[Begin]

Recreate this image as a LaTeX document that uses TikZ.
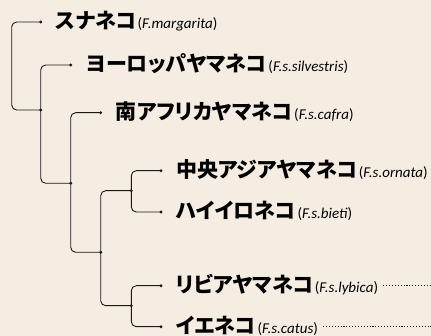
\documentclass[tikz,border=0pt]{standalone}
\usepackage{fontspec}
\newfontfamily\jp[RawFeature=+palt]{Noto Sans CJK JP}
\newfontfamily\lat{Carlito}
\usetikzlibrary{calc}
\definecolor{bg}{RGB}{245,237,226}
\definecolor{ink}{RGB}{25,25,25}
\tikzset{
  dotnode/.style={circle,fill=ink,inner sep=0pt,minimum size=3.2pt},
  branch/.style={draw=ink,line width=0.9pt,rounded corners=5pt},
  taxon/.style={anchor=base west,inner sep=0pt,text=black},
  dotline/.style={draw=ink,line width=1.2pt,dash pattern=on 1.1pt off 1.8pt}
}
\newcommand{\catname}[2]{{\jp\bfseries\fontsize{21}{21}\selectfont #1}\hspace{1.5pt}{\lat\fontsize{15}{15}\selectfont (\textit{#2})}}
\begin{document}
\begin{tikzpicture}[x=1pt,y=-1pt]
\fill[bg] (0,0) rectangle (431,336);
\useasboundingbox (0,0) rectangle (431,336);
% leaves
\node[dotnode] (l1) at (40.7,22) {};
\node[dotnode] (l2) at (70.7,65) {};
\node[dotnode] (l3) at (100.7,112.7) {};
\node[dotnode] (l4) at (161,170.7) {};
\node[dotnode] (l5) at (161,212) {};
\node[dotnode] (l6) at (161,285.7) {};
\node[dotnode] (l7) at (161,326.7) {};
% internal
\coordinate (r) at (11.7,66);
\node[dotnode] (nA) at (40.7,110) {};
\node[dotnode] (nB) at (70.7,183.3) {};
\node[dotnode] (nC) at (100.7,252.3) {};
\node[dotnode] (nD) at (131.3,190.7) {};
\node[dotnode] (nE) at (131.3,305.7) {};
% branches
\draw[branch] (l1.center) -| (r) |- (nA.center);
\draw[branch] (l2.center) -| (nA.center) |- (nB.center);
\draw[branch] (l3.center) -| (nB.center) |- (nC.center);
\draw[branch] (nD.center) -| (nC.center) |- (nE.center);
\draw[branch] (l4.center) -| (nD.center) |- (l5.center);
\draw[branch] (l6.center) -| (nE.center) |- (l7.center);
% labels
\node[taxon] (t1) at ([xshift=15pt,yshift=-6.5pt]l1.center) {\catname{スナネコ}{F.margarita}};
\node[taxon] (t2) at ([xshift=15pt,yshift=-6.5pt]l2.center) {\catname{ヨーロッパヤマネコ}{F.s.silvestris}};
\node[taxon] (t3) at ([xshift=15pt,yshift=-6.5pt]l3.center) {\catname{南アフリカヤマネコ}{F.s.cafra}};
\node[taxon] (t4) at ([xshift=15pt,yshift=-6.5pt]l4.center) {\catname{中央アジアヤマネコ}{F.s.ornata}};
\node[taxon] (t5) at ([xshift=15pt,yshift=-6.5pt]l5.center) {\catname{ハイイロネコ}{F.s.bieti}};
\node[taxon] (t6) at ([xshift=15pt,yshift=-6.5pt]l6.center) {\catname{リビアヤマネコ}{F.s.lybica}};
\node[taxon] (t7) at ([xshift=15pt,yshift=-6.5pt]l7.center) {\catname{イエネコ}{F.s.catus}};
% dotted leaders
\coordinate (e6) at (431,285.7);
\coordinate (e7) at (431,326.7);
\draw[dotline] ([xshift=5pt]t6.east |- l6) -- (e6);
\draw[dotline] ([xshift=5pt]t7.east |- l7) -- (e7);
\end{tikzpicture}
\end{document}
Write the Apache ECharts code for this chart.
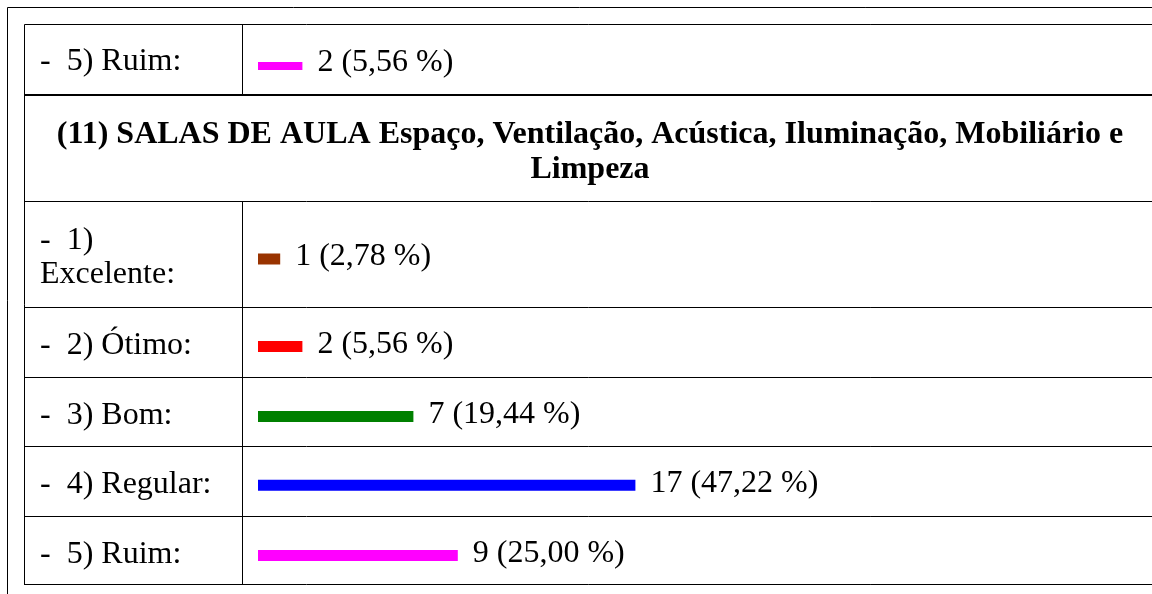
<!DOCTYPE html>
<html>
<head>
<meta charset="utf-8">
<style>
  html, body { margin: 0; padding: 0; background: #ffffff; }
  #chart { width: 1152px; height: 594px; }
</style>
<script src="https://cdn.jsdelivr.net/npm/echarts@6/dist/echarts.min.js"></script>
</head>
<body>
<div id="chart"></div>
<script>
// Last answer of question (10), shown above the next question
const prevCategories = ['-  5) Ruim:'];
const prevCounts = [2];
const prevPercents = ['5,56'];
const prevColors = ['#ff00ff'];

// Question (11)
const questionTitle = '(11) SALAS DE AULA Espaço, Ventilação, Acústica, Iluminação, Mobiliário e\nLimpeza';
const categories = ['-  1)\nExcelente:', '-  2) Ótimo:', '-  3) Bom:', '-  4) Regular:', '-  5) Ruim:'];
const counts = [1, 2, 7, 17, 9];
const percents = ['2,78', '5,56', '19,44', '47,22', '25,00'];
const colors = ['#993300', '#ff0000', '#008000', '#0000ff', '#ff00ff'];

const FONT = 'Liberation Serif, Times New Roman, serif';
const FS = 32;
const AXIS_MAX = 40;

// row layout: centre of each bar, its thickness, where the row caption sits,
// and how far the value text sits above the bar centre
const rows = [
  { cat: prevCategories[0], count: prevCounts[0], pct: prevPercents[0], color: prevColors[0], center: 66, bar: 8, textCenter: 62, valueLift: 3 }
];
const centers = [259, 346.4, 416.5, 485.3, 555.5];
categories.forEach((c, i) => {
  rows.push({ cat: c, count: counts[i], pct: percents[i], color: colors[i], center: centers[i], bar: 11, textCenter: centers[i] - 1, valueLift: 2 });
});

const grids = [], xAxes = [], yAxes = [], series = [];
const H = 30;
rows.forEach((r, i) => {
  // grid carrying the bar of this row
  const gi = grids.length;
  grids.push({ left: 258, width: 888, top: r.center - H / 2, height: H, containLabel: false });
  xAxes.push({ type: 'value', gridIndex: gi, min: 0, max: AXIS_MAX, show: false });
  yAxes.push({ type: 'category', gridIndex: gi, data: [r.cat], show: false });
  series.push({
    type: 'bar', xAxisIndex: gi, yAxisIndex: gi, barWidth: r.bar,
    data: [{ value: r.count, itemStyle: { color: r.color } }],
    label: {
      show: true, position: 'right', distance: 15, color: '#000',
      fontFamily: FONT, fontSize: FS, offset: [0, -r.valueLift],
      formatter: () => r.count + ' (' + r.pct + ' %)'
    },
    silent: true, animation: false
  });
  // companion grid whose category axis writes the row caption in the left cell
  const li = grids.length;
  grids.push({ left: 258, width: 888, top: r.textCenter - H / 2, height: H, containLabel: false });
  xAxes.push({ type: 'value', gridIndex: li, min: 0, max: AXIS_MAX, show: false });
  yAxes.push({
    type: 'category', gridIndex: li, data: [r.cat],
    axisLine: { show: false }, axisTick: { show: false }, splitLine: { show: false },
    axisLabel: {
      align: 'left', margin: 218, color: '#000', fontFamily: FONT, fontSize: FS, lineHeight: 34
    }
  });
});

// table rules
const line = (x1, y1, x2, y2, w) => ({
  type: 'line', shape: { x1, y1, x2, y2 }, style: { stroke: '#000', lineWidth: w || 1 }, silent: true
});
const graphics = [
  line(7.5, 7.5, 7.5, 594), line(7.5, 7.5, 1152, 7.5),
  line(24.5, 24.5, 24.5, 585), line(24.5, 24.5, 1152, 24.5),
  line(24.5, 95, 1152, 95, 2),
  line(24.5, 201.5, 1152, 201.5),
  line(24.5, 307.5, 1152, 307.5),
  line(24.5, 377.5, 1152, 377.5),
  line(24.5, 446.5, 1152, 446.5),
  line(24.5, 516.5, 1152, 516.5),
  line(24.5, 584.5, 1152, 584.5),
  line(242.5, 24.5, 242.5, 95),
  line(242.5, 201.5, 242.5, 585)
];

const chart = echarts.init(document.getElementById('chart'), null, { renderer: 'canvas' });
chart.setOption({
  backgroundColor: '#ffffff',
  animation: false,
  title: {
    text: questionTitle, left: 590, top: 117, textAlign: 'center', padding: 0,
    textStyle: { fontFamily: FONT, fontWeight: 'bold', fontSize: 32, lineHeight: 35, color: '#000' }
  },
  grid: grids, xAxis: xAxes, yAxis: yAxes, series: series,
  graphic: graphics
});
</script>
</body>
</html>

[End]

Problem details
Skip the pictures. Set down only the lines from the one containing "Write the Apache ECharts code for this chart." through the one containing "const prevColors = ['#ff00ff'];", exactly as they appear, ends included.

The output
Write the Apache ECharts code for this chart.
<!DOCTYPE html>
<html>
<head>
<meta charset="utf-8">
<style>
  html, body { margin: 0; padding: 0; background: #ffffff; }
  #chart { width: 1152px; height: 594px; }
</style>
<script src="https://cdn.jsdelivr.net/npm/echarts@6/dist/echarts.min.js"></script>
</head>
<body>
<div id="chart"></div>
<script>
// Last answer of question (10), shown above the next question
const prevCategories = ['-  5) Ruim:'];
const prevCounts = [2];
const prevPercents = ['5,56'];
const prevColors = ['#ff00ff'];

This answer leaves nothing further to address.